**Data extract:**
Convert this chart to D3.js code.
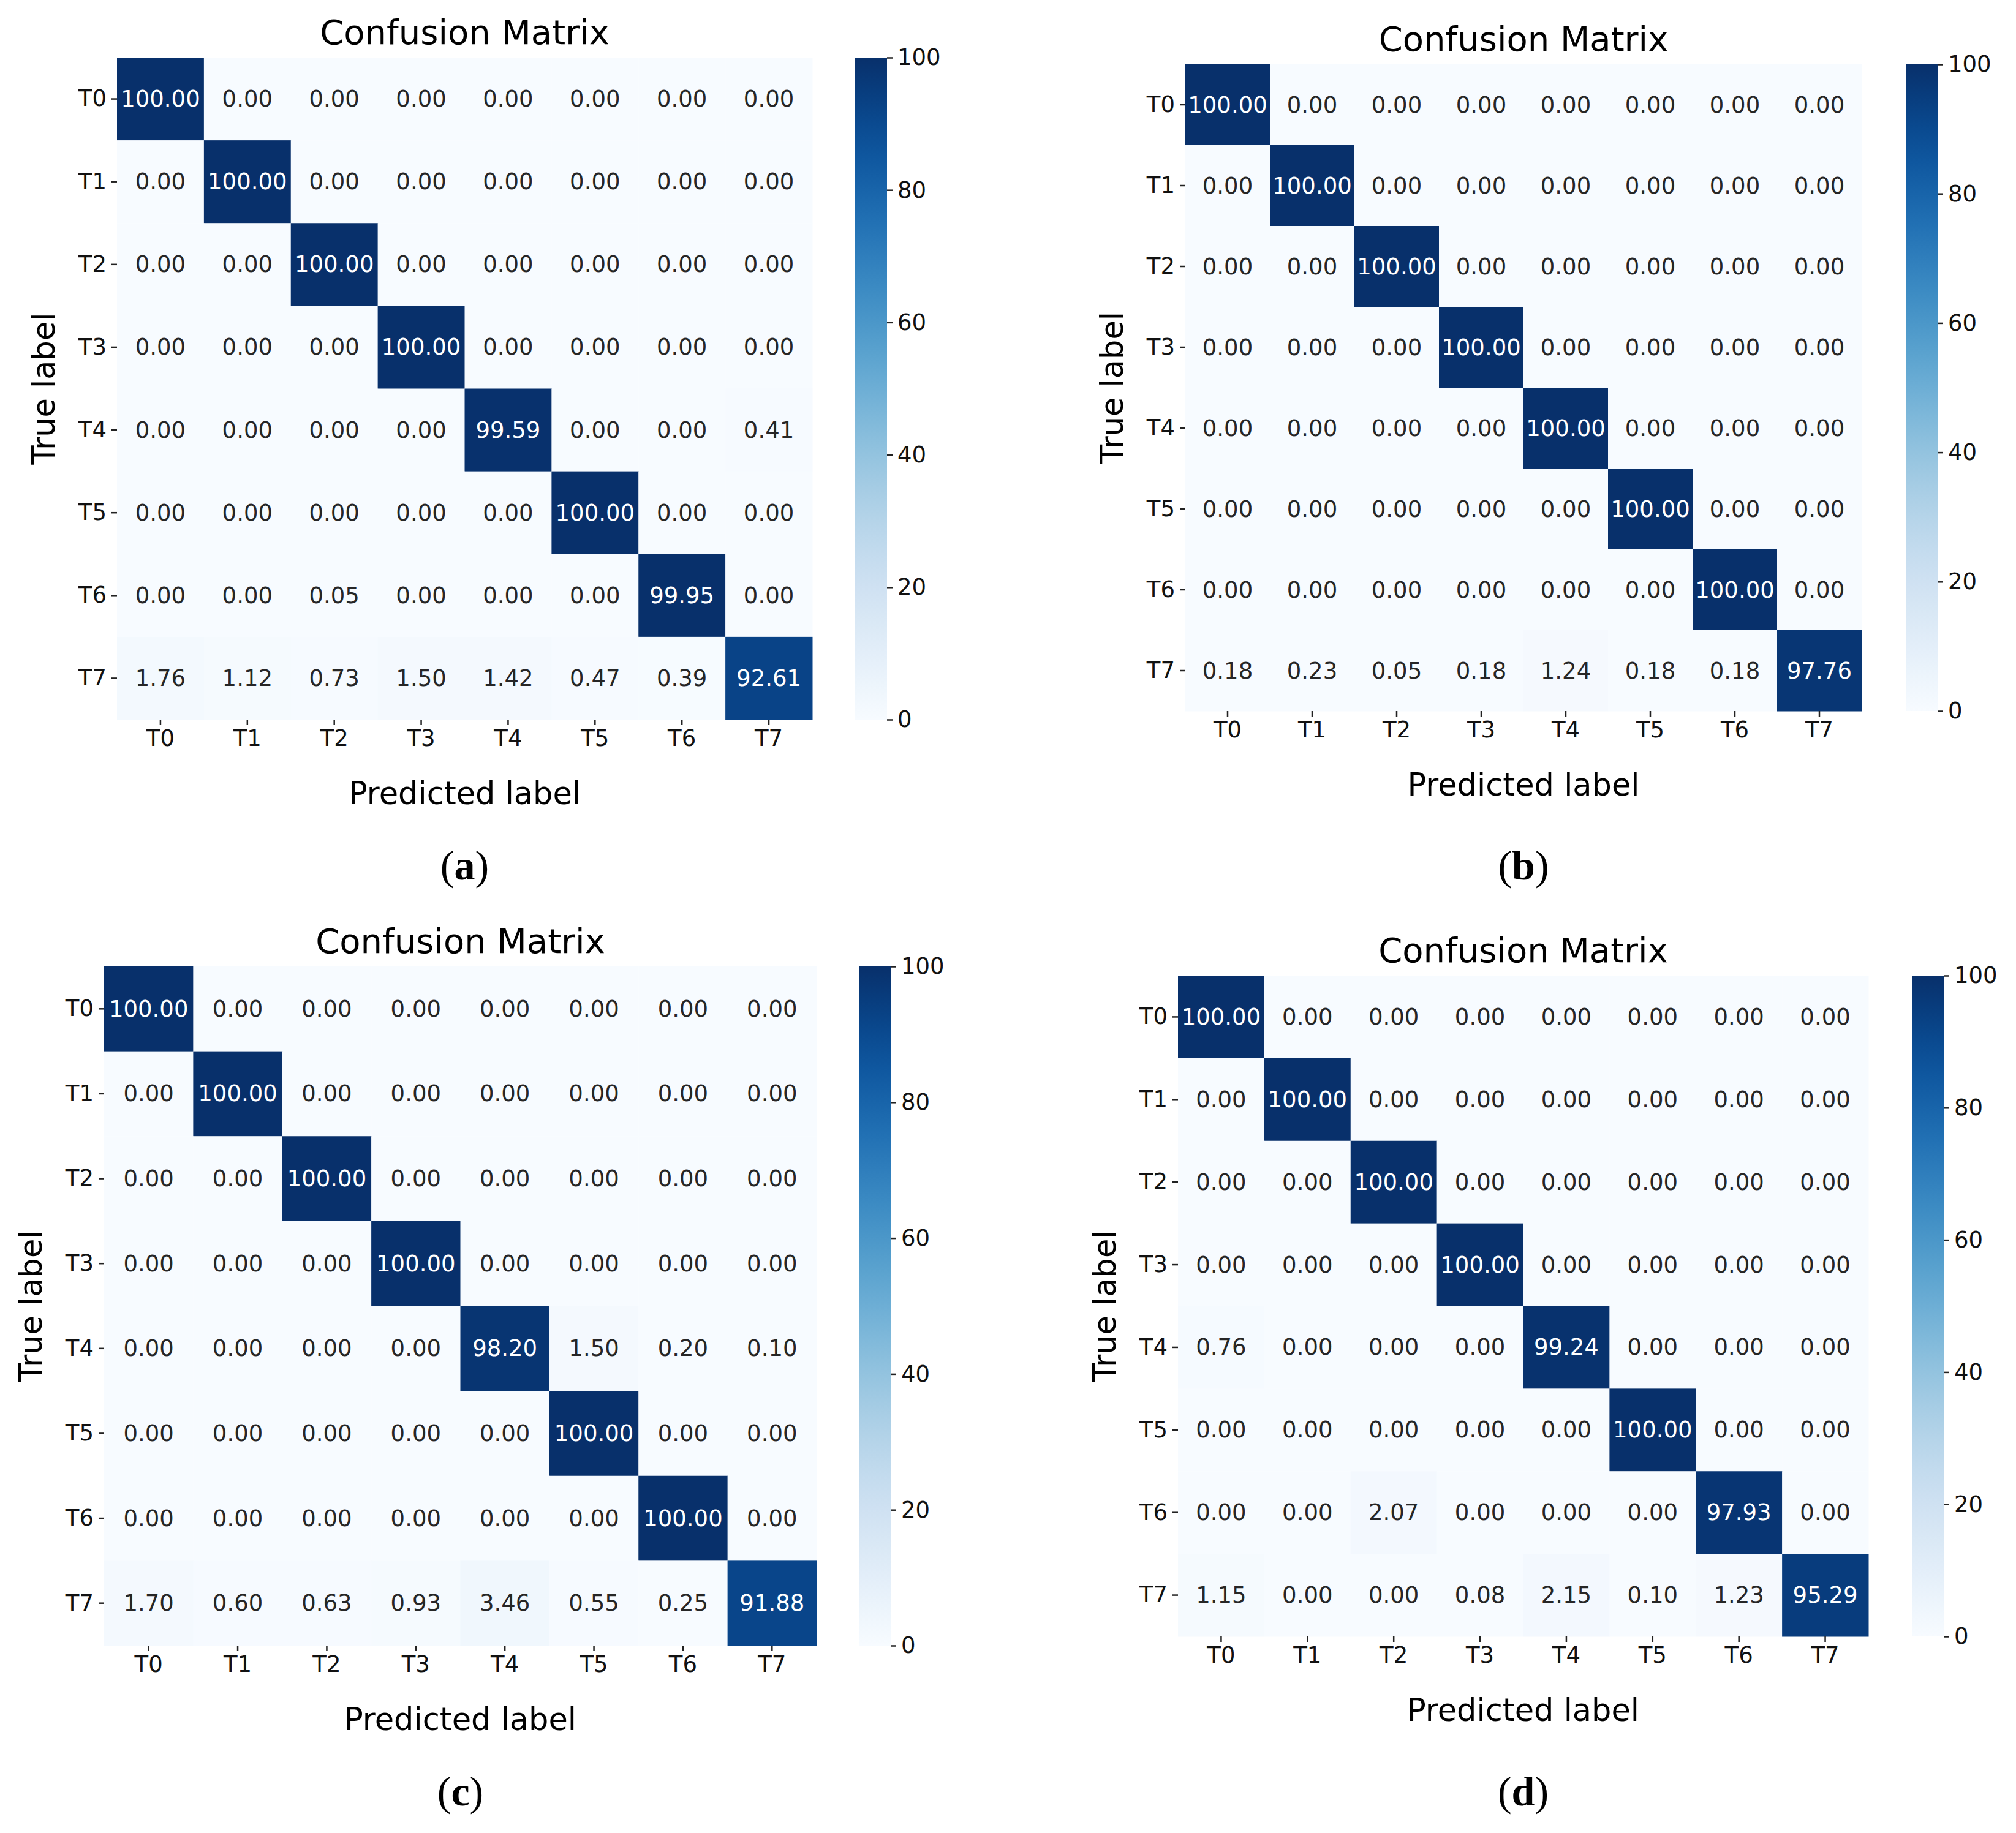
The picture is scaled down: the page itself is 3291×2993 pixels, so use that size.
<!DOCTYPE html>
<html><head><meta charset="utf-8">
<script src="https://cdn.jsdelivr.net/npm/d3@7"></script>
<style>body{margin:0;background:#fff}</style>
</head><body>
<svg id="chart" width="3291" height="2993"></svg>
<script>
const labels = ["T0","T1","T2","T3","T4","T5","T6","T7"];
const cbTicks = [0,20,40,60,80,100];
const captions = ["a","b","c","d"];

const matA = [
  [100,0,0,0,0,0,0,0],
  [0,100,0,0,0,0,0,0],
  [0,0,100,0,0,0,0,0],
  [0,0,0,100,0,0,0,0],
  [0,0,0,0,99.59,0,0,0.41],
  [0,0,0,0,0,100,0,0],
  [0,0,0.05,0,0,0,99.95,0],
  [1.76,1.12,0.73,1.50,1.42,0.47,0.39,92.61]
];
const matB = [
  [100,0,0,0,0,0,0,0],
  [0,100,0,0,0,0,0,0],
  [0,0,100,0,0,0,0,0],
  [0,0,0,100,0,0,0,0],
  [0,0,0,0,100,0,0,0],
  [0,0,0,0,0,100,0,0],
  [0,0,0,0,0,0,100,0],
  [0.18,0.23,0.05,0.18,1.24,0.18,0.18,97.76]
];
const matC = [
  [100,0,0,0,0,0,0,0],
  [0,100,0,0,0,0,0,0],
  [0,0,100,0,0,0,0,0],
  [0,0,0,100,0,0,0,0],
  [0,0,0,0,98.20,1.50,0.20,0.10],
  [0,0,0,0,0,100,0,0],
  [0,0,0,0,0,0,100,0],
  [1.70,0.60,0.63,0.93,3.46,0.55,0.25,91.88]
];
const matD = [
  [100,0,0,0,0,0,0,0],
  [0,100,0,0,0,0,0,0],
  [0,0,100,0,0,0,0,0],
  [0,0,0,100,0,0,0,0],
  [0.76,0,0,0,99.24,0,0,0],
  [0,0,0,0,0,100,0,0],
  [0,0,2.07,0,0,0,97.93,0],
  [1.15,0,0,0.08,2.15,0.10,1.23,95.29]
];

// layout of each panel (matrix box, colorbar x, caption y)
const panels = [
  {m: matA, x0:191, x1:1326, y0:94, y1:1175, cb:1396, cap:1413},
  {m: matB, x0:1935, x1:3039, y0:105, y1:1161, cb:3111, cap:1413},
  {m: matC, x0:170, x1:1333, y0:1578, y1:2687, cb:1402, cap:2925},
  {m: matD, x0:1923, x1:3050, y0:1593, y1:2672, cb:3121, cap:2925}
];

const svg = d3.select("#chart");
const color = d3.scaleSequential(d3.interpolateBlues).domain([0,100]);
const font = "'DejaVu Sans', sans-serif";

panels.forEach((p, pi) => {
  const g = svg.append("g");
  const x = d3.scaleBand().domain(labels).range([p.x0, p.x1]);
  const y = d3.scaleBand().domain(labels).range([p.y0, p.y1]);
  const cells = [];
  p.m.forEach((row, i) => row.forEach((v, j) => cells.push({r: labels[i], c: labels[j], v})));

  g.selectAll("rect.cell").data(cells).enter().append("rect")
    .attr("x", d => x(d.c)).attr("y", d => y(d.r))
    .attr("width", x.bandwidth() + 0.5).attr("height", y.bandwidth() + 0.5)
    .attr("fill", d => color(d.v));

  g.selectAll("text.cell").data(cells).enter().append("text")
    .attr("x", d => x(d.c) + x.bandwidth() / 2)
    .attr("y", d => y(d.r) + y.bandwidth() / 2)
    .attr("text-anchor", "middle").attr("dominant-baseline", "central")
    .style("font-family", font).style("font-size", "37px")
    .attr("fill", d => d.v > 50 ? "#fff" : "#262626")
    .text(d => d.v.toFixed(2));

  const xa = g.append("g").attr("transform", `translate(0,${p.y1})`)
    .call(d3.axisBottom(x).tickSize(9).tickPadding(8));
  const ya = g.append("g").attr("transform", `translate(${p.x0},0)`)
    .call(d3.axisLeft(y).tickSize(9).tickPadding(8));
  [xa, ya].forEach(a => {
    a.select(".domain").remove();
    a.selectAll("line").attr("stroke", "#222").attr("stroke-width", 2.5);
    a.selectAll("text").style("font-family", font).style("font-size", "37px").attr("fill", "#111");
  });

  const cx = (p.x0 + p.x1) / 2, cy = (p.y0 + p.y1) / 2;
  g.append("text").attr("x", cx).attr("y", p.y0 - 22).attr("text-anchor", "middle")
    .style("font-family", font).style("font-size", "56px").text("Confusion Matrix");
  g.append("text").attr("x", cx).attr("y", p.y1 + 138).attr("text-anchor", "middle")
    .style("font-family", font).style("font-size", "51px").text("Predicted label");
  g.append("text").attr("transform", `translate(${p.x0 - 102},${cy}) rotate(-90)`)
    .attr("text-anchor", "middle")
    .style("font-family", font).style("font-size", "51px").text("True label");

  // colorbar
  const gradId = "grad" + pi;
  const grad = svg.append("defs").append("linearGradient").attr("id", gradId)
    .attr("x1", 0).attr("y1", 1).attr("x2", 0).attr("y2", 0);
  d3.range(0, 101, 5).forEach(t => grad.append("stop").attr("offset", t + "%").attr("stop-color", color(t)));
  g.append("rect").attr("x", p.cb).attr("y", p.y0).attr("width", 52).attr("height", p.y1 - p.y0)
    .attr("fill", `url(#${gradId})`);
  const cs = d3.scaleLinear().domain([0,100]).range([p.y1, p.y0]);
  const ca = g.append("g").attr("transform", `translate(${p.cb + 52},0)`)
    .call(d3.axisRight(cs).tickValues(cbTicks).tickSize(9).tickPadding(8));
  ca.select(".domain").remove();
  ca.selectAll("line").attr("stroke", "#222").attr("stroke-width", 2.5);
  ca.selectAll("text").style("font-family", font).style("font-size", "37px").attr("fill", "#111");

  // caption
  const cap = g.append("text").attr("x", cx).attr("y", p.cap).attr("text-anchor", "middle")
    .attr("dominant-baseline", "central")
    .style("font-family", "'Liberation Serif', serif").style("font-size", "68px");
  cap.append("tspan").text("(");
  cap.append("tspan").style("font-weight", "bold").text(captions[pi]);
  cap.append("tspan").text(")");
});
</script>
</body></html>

**Task prompt:** Restate the whole of the material word for word without the pictures.

**Exercise answer:**
Convert this chart to D3.js code.
The picture is scaled down: the page itself is 3291×2993 pixels, so use that size.
<!DOCTYPE html>
<html><head><meta charset="utf-8">
<script src="https://cdn.jsdelivr.net/npm/d3@7"></script>
<style>body{margin:0;background:#fff}</style>
</head><body>
<svg id="chart" width="3291" height="2993"></svg>
<script>
const labels = ["T0","T1","T2","T3","T4","T5","T6","T7"];
const cbTicks = [0,20,40,60,80,100];
const captions = ["a","b","c","d"];

const matA = [
  [100,0,0,0,0,0,0,0],
  [0,100,0,0,0,0,0,0],
  [0,0,100,0,0,0,0,0],
  [0,0,0,100,0,0,0,0],
  [0,0,0,0,99.59,0,0,0.41],
  [0,0,0,0,0,100,0,0],
  [0,0,0.05,0,0,0,99.95,0],
  [1.76,1.12,0.73,1.50,1.42,0.47,0.39,92.61]
];
const matB = [
  [100,0,0,0,0,0,0,0],
  [0,100,0,0,0,0,0,0],
  [0,0,100,0,0,0,0,0],
  [0,0,0,100,0,0,0,0],
  [0,0,0,0,100,0,0,0],
  [0,0,0,0,0,100,0,0],
  [0,0,0,0,0,0,100,0],
  [0.18,0.23,0.05,0.18,1.24,0.18,0.18,97.76]
];
const matC = [
  [100,0,0,0,0,0,0,0],
  [0,100,0,0,0,0,0,0],
  [0,0,100,0,0,0,0,0],
  [0,0,0,100,0,0,0,0],
  [0,0,0,0,98.20,1.50,0.20,0.10],
  [0,0,0,0,0,100,0,0],
  [0,0,0,0,0,0,100,0],
  [1.70,0.60,0.63,0.93,3.46,0.55,0.25,91.88]
];
const matD = [
  [100,0,0,0,0,0,0,0],
  [0,100,0,0,0,0,0,0],
  [0,0,100,0,0,0,0,0],
  [0,0,0,100,0,0,0,0],
  [0.76,0,0,0,99.24,0,0,0],
  [0,0,0,0,0,100,0,0],
  [0,0,2.07,0,0,0,97.93,0],
  [1.15,0,0,0.08,2.15,0.10,1.23,95.29]
];

// layout of each panel (matrix box, colorbar x, caption y)
const panels = [
  {m: matA, x0:191, x1:1326, y0:94, y1:1175, cb:1396, cap:1413},
  {m: matB, x0:1935, x1:3039, y0:105, y1:1161, cb:3111, cap:1413},
  {m: matC, x0:170, x1:1333, y0:1578, y1:2687, cb:1402, cap:2925},
  {m: matD, x0:1923, x1:3050, y0:1593, y1:2672, cb:3121, cap:2925}
];

const svg = d3.select("#chart");
const color = d3.scaleSequential(d3.interpolateBlues).domain([0,100]);
const font = "'DejaVu Sans', sans-serif";

panels.forEach((p, pi) => {
  const g = svg.append("g");
  const x = d3.scaleBand().domain(labels).range([p.x0, p.x1]);
  const y = d3.scaleBand().domain(labels).range([p.y0, p.y1]);
  const cells = [];
  p.m.forEach((row, i) => row.forEach((v, j) => cells.push({r: labels[i], c: labels[j], v})));

  g.selectAll("rect.cell").data(cells).enter().append("rect")
    .attr("x", d => x(d.c)).attr("y", d => y(d.r))
    .attr("width", x.bandwidth() + 0.5).attr("height", y.bandwidth() + 0.5)
    .attr("fill", d => color(d.v));

  g.selectAll("text.cell").data(cells).enter().append("text")
    .attr("x", d => x(d.c) + x.bandwidth() / 2)
    .attr("y", d => y(d.r) + y.bandwidth() / 2)
    .attr("text-anchor", "middle").attr("dominant-baseline", "central")
    .style("font-family", font).style("font-size", "37px")
    .attr("fill", d => d.v > 50 ? "#fff" : "#262626")
    .text(d => d.v.toFixed(2));

  const xa = g.append("g").attr("transform", `translate(0,${p.y1})`)
    .call(d3.axisBottom(x).tickSize(9).tickPadding(8));
  const ya = g.append("g").attr("transform", `translate(${p.x0},0)`)
    .call(d3.axisLeft(y).tickSize(9).tickPadding(8));
  [xa, ya].forEach(a => {
    a.select(".domain").remove();
    a.selectAll("line").attr("stroke", "#222").attr("stroke-width", 2.5);
    a.selectAll("text").style("font-family", font).style("font-size", "37px").attr("fill", "#111");
  });

  const cx = (p.x0 + p.x1) / 2, cy = (p.y0 + p.y1) / 2;
  g.append("text").attr("x", cx).attr("y", p.y0 - 22).attr("text-anchor", "middle")
    .style("font-family", font).style("font-size", "56px").text("Confusion Matrix");
  g.append("text").attr("x", cx).attr("y", p.y1 + 138).attr("text-anchor", "middle")
    .style("font-family", font).style("font-size", "51px").text("Predicted label");
  g.append("text").attr("transform", `translate(${p.x0 - 102},${cy}) rotate(-90)`)
    .attr("text-anchor", "middle")
    .style("font-family", font).style("font-size", "51px").text("True label");

  // colorbar
  const gradId = "grad" + pi;
  const grad = svg.append("defs").append("linearGradient").attr("id", gradId)
    .attr("x1", 0).attr("y1", 1).attr("x2", 0).attr("y2", 0);
  d3.range(0, 101, 5).forEach(t => grad.append("stop").attr("offset", t + "%").attr("stop-color", color(t)));
  g.append("rect").attr("x", p.cb).attr("y", p.y0).attr("width", 52).attr("height", p.y1 - p.y0)
    .attr("fill", `url(#${gradId})`);
  const cs = d3.scaleLinear().domain([0,100]).range([p.y1, p.y0]);
  const ca = g.append("g").attr("transform", `translate(${p.cb + 52},0)`)
    .call(d3.axisRight(cs).tickValues(cbTicks).tickSize(9).tickPadding(8));
  ca.select(".domain").remove();
  ca.selectAll("line").attr("stroke", "#222").attr("stroke-width", 2.5);
  ca.selectAll("text").style("font-family", font).style("font-size", "37px").attr("fill", "#111");

  // caption
  const cap = g.append("text").attr("x", cx).attr("y", p.cap).attr("text-anchor", "middle")
    .attr("dominant-baseline", "central")
    .style("font-family", "'Liberation Serif', serif").style("font-size", "68px");
  cap.append("tspan").text("(");
  cap.append("tspan").style("font-weight", "bold").text(captions[pi]);
  cap.append("tspan").text(")");
});
</script>
</body></html>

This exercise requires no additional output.